Tuesday, August 3, 2010

All Types

The Essex Ale House (formerly 12" Bar, formerly Filthy McNasty's) recently shuttered. But it's the location's formerly, formerly, formerly that reveals itself in this 1980s photo taken by reader Seena Liff:


Houston Upholstery

"ALL TYPES." That's what it takes.

Seena has a couple of other shots to share, like this oldie of East Broadway at Clinton Street:


The Mayflower

And this shot of Love Saves the Day, from before it went to 7th and 2nd. It's a rare capture of a lost piece of the East Village.


Love Saves the Day

And what do we find in that tiny spot of St. Mark's Place today?


from Google Maps

9 comments:

EV Grieve said...

I love the shot of 179 Essex.

Bowery Boogie said...

awesome finds. that love saves the day pic is great.

Grand St. said...

Grew up around the corner from the Mayflower. The awning on the candy store has four names: Iris & Teddy, a couple from the neighborhood that (I believe) were the proprietors; and 'Kaka' & 'Shiml', which made local kids laugh, but whose identities remained a mystery. (Were they nicknames, pet names, a comedy act, etc.?)

Seena, any insight? ....and love the pics. More, more!

c.o. moed said...

That East Broadway shot? the Mayflower was owned by a classmate's father who was a slumlord even if he did live in middle class housing. That candy shop was nirvana which also meant I was never allowed in because we weren't allowed to eat let along buy candy. The exception was the night my bubbie died, Florence let me get something there.
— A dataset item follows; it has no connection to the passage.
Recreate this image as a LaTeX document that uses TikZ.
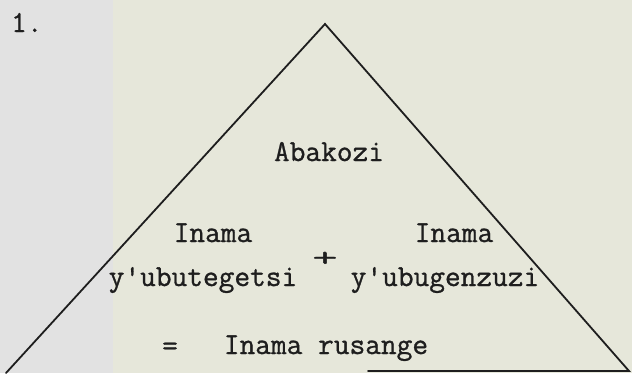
\documentclass[tikz,border=0pt]{standalone}
\usepackage{fontspec}
\newfontfamily\typewriter{Latin Modern Mono}[FakeBold=0.9, AutoFakeBold=0.9]
\definecolor{paper}{RGB}{230,231,218}
\definecolor{greyband}{RGB}{226,226,226}
\definecolor{ink}{RGB}{30,30,30}
\begin{document}
\begin{tikzpicture}[x=1pt,y=-1pt,
  typed/.style={font=\typewriter\bfseries\fontsize{30.5}{30.5}\selectfont, text=ink, inner sep=0pt, anchor=base},
  edge/.style={draw=ink, line width=1.8pt, line cap=round, line join=miter}]
  \fill[paper] (0,0) rectangle (632,373);
  \fill[greyband] (0,0) rectangle (113,373);
  \useasboundingbox (0,0) rectangle (632,373);
  % triangle corners
  \coordinate (apex) at (325,24);
  \coordinate (bl) at (6,373);
  \coordinate (br) at (629,371);
  \coordinate (bstart) at (368,371);
  \draw[edge] (bl) -- (apex) -- (br) -- (bstart);
  % texts
  \node[typed, anchor=base west] (num) at (11,32) {1.};
  \node[typed] (abakozi) at (329,161) {Abakozi};
  \node[typed] (inamaL) at (213,242) {Inama};
  \node[typed] (inamaR) at (454,242) {Inama};
  \node[typed, anchor=center, xscale=1.6, yscale=0.9] (plus) at (325,259) {+};
  \node[typed] (ubut) at (203,286) {y'ubutegetsi};
  \node[typed] (ubug) at (445,286) {y'ubugenzuzi};
  \node[typed, anchor=center] (eq) at (170,349) {=};
  \node[typed] (rus) at (326,354) {Inama rusange};
\end{tikzpicture}
\end{document}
recently passed the mayflower - it's renovated hipster housing, at least that's what it looks like from the street.

Goggla said...

I can't believe that top shot is from the 80s - I would have guessed the 30s. Nice collection.

Roberta said...

Feeling nostalgic, in a good way, from these pix. Thanks!

fifilaru said...

I loved Love Saves the Day. A lot of my wardrobe came from there in the 80s. It was a fun place.

Ed said...

However, this is an example of how this blog can be frustrating at times.

You start with the information that whatever replacement exists for Filthy McNasty's shuttered recently. This isn't earthshattering, but I actually was in that bar twice. It wasn't a bad bar. But Manhattan has too many bars. But then Manhattan doesn't have enough good bars. And the transformation of a part of the LES from immigrant (mostly Jewish) neighborhood to bohemian to bobo to a replica of the Meatpacking district, if that is what it is now, is an interesting topic. Also, do we really care about the vanishing of New York from the 90s or was the demise of the 70s scene the key event.

So why bring St. Mark's Place into it? Couldn't the information on St. Mark's Place have been a separate post with its own comments? This is at least ten blocks away and a complete separate neighborhood. Why not throw in something about Tribeca, the neighborhood is just as close to the whole original point of the post.

Jeremiah Moss said...

Ed, you bring up an important question when you say, "do we really care about the vanishing of New York from the 90s or was the demise of the 70s scene the key event."

to answer for myself, what interests me more is not the 70s at all, but the way that a relatively slow-paced gentrification (which began in the EV with the Beats) turned into a tsunami of hyper-gentrification around about 2000.

without that big push for luxury, gentrification might have ebbed and flowed, as it had for decades. so now what happens? is it ever possible for a spontaneous, creative scene to erupt in a place that's been bulldozed and covered in luxe glass buildings?